Embaixo de um umbuzeiro, no entanto, sabe-se que uma seiva de vida corre pelas terras da cidade. Um amor pela pecuária de corte, com as sobras de leites e derivados tal qual a manteiga da terra pura em sua originalidade e o mais saboroso queijo de coalho. A carne de criação e um tempero de poucas especiarias, assim mesmo personalíssimo: alho, pimenta do reino, sal, cebola eventual e para outras receitas o gergelim e algumas ervas como a doce.

Em Aiuaba existe um fenômeno especial (não incomum no Nordeste) que são traços de personalidade, ética, honra, moral e inteligência de acordo com os núcleos humanos em suas fazendas. Como se fosse uma herança tribal da memória subjacente. Então, uma vez sabendo-se que é de tal fazenda, já se imagina traçar o seu perfil.

Antes que o viajante siga para além do multicolorido de Aiuaba, levará ele a memória de dois pratos de extraordinários sabores, no desvio padrão da normalidade gustativa. Lembrará o doce de chouriço, feito com sangue de porco, alguma gordura, gergelim, castanha de caju, erva doce ou outro tipo.

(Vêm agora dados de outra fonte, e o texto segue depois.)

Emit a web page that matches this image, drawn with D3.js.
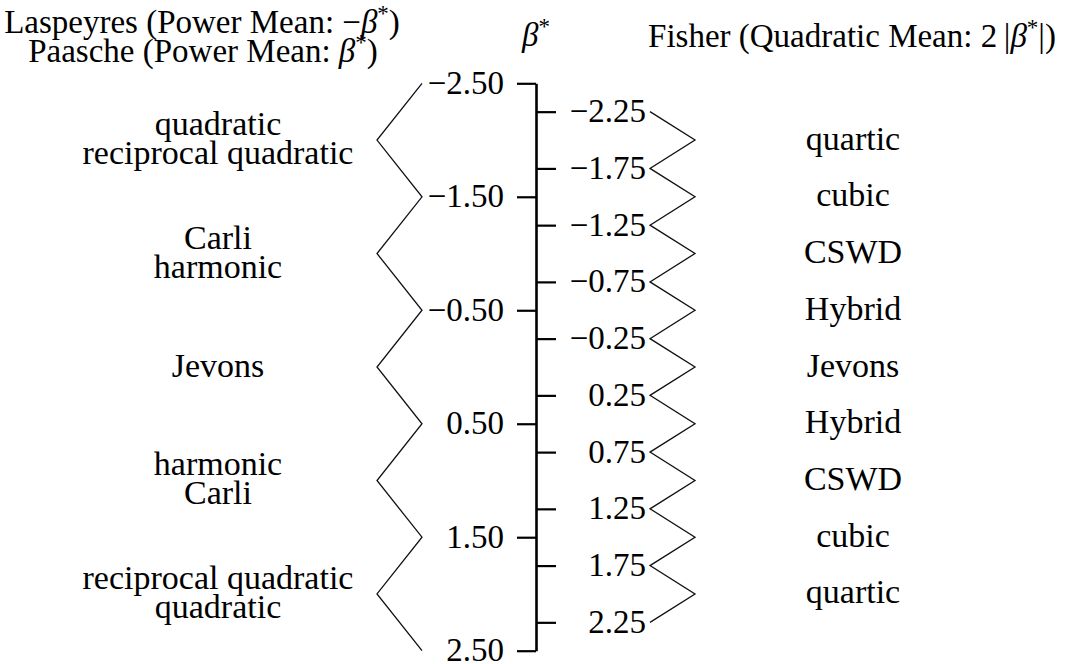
<!DOCTYPE html>
<html>
<head>
<meta charset="utf-8">
<script src="https://cdn.jsdelivr.net/npm/d3@7"></script>
<style>
  body { margin: 0; background: #fff; }
  text { font-family: "Liberation Serif", "DejaVu Serif", serif; fill: #000; }
</style>
</head>
<body>
<div id="chart"></div>
<script>
// beta* tick values
const betaMajor = [-2.5, -1.5, -0.5, 0.5, 1.5, 2.5];
const betaMinor = [-2.25, -1.75, -1.25, -0.75, -0.25, 0.25, 0.75, 1.25, 1.75, 2.25];

// Laspeyres / Paasche side
const leftValues = [-2, -1, 0, 1, 2];
const leftLabels = [
  ["quadratic", "reciprocal quadratic"],
  ["Carli", "harmonic"],
  ["Jevons"],
  ["harmonic", "Carli"],
  ["reciprocal quadratic", "quadratic"]
];

// Fisher side
const rightValues = [-2, -1.5, -1, -0.5, 0, 0.5, 1, 1.5, 2];
const rightLabels = ["quartic", "cubic", "CSWD", "Hybrid", "Jevons", "Hybrid", "CSWD", "cubic", "quartic"];

const W = 1075, H = 664;
const fs = 34;
const axisX = 536;
const lineGap = 29;

const svg = d3.select('#chart').append('svg')
  .attr('width', W)
  .attr('height', H);

const y = d3.scaleLinear()
  .domain([-2.5, 2.5])
  .range([83.3, 650.7]);

const fmt = d3.format('.2f');

// left axis (major ticks + domain)
const gl = svg.append('g')
  .attr('transform', `translate(${axisX},0)`)
  .call(d3.axisLeft(y).tickValues(betaMajor).tickFormat(fmt)
    .tickSize(19).tickSizeOuter(0).tickPadding(13));

// right axis (minor ticks)
const gr = svg.append('g')
  .attr('transform', `translate(${axisX},0)`)
  .call(d3.axisRight(y).tickValues(betaMinor).tickFormat(fmt)
    .tickSize(20).tickSizeOuter(0));
gr.select('.domain').remove();
gr.selectAll('.tick text')
  .attr('text-anchor', 'end')
  .attr('x', 110);

svg.selectAll('.domain').attr('stroke', '#000').attr('stroke-width', 2.6);
svg.selectAll('.tick line').attr('stroke', '#000').attr('stroke-width', 2.2);
svg.selectAll('.tick text')
  .attr('font-family', '"Liberation Serif", serif')
  .attr('font-size', 33)
  .attr('dy', '0.3em')
  .attr('fill', '#000');

// zigzag connectors
const zig = (anchors, apexes, xAnchor, xApex) => {
  const pts = anchors.map(v => ({ v, x: xAnchor }))
    .concat(apexes.map(v => ({ v, x: xApex })))
    .sort((a, b) => a.v - b.v);
  return d3.line().x(d => d.x).y(d => y(d.v))(pts);
};

svg.append('path')
  .attr('d', zig(betaMajor, leftValues, 422, 377))
  .attr('fill', 'none')
  .attr('stroke', '#111')
  .attr('stroke-width', 1.3);

svg.append('path')
  .attr('d', zig(betaMinor, rightValues, 650, 695))
  .attr('fill', 'none')
  .attr('stroke', '#111')
  .attr('stroke-width', 1.3);

// category labels
const drawLabels = (values, labels, cx) => {
  values.forEach((v, i) => {
    const lines = [].concat(labels[i]);
    const n = lines.length;
    const t = svg.append('text')
      .attr('text-anchor', 'middle')
      .attr('font-size', fs);
    lines.forEach((s, j) => {
      t.append('tspan')
        .attr('x', cx)
        .attr('y', y(v) + 9.5 + (j - (n - 1) / 2) * lineGap)
        .text(s);
    });
  });
};
drawLabels(leftValues, leftLabels, 218);
drawLabels(rightValues, rightLabels, 853);

// headers
const header = (x, yy, parts) => {
  const t = svg.append('text')
    .attr('x', x).attr('y', yy)
    .attr('text-anchor', 'middle')
    .attr('font-size', 33);
  parts.forEach(p => {
    const ts = t.append('tspan').text(p.s);
    if (p.it) ts.attr('font-style', 'italic');
    if (p.sup) ts.attr('font-size', 23).attr('dy', -12);
    if (p.down) ts.attr('dy', 12);
  });
};

header(202, 33, [
  { s: 'Laspeyres (Power Mean: \u2212' },
  { s: '\u03b2', it: true },
  { s: '*', sup: true },
  { s: ')', down: true }
]);
header(203, 62, [
  { s: 'Paasche (Power Mean: ' },
  { s: '\u03b2', it: true },
  { s: '*', sup: true },
  { s: ')', down: true }
]);
header(axisX, 46, [
  { s: '\u03b2', it: true },
  { s: '*', sup: true }
]);
header(852, 47, [
  { s: 'Fisher (Quadratic Mean: 2\u2009|' },
  { s: '\u03b2', it: true },
  { s: '*', sup: true },
  { s: '|)', down: true }
]);
</script>
</body>
</html>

E o sarapatel, muito variável no Nordeste, de tal modo que muitos o confundem com sarrabulho. O primeiro das vísceras de carneiro e este das vísceras de porco. Acontece que em Aiuaba (de resto em partes dos Inhamuns) o sarapatel é do puro sangue ovino, talhado, cozido de modo a ser partido em pequenos cubos e completado o cozimento com as iguarias típicas de lá: muito alho e pimenta do reino.

Quando o viajante me descreveu a cidade, lembrei-me que alguma coisa havia em meu coração. Uma lembrança do Boqueirão e da Santa Clara. De um professor que faria cem anos no vindouro mês de abril. Além da sua mãe Leonarda, que tivera a visão clara do século XX, no dia em que, ao acordar para uma viagem na madrugada, viu o rastro luminoso do Cometa de Halley.

Muito mais havia para o viajante contar, mas ele tinha pressa em seguir em rumo do Nascente.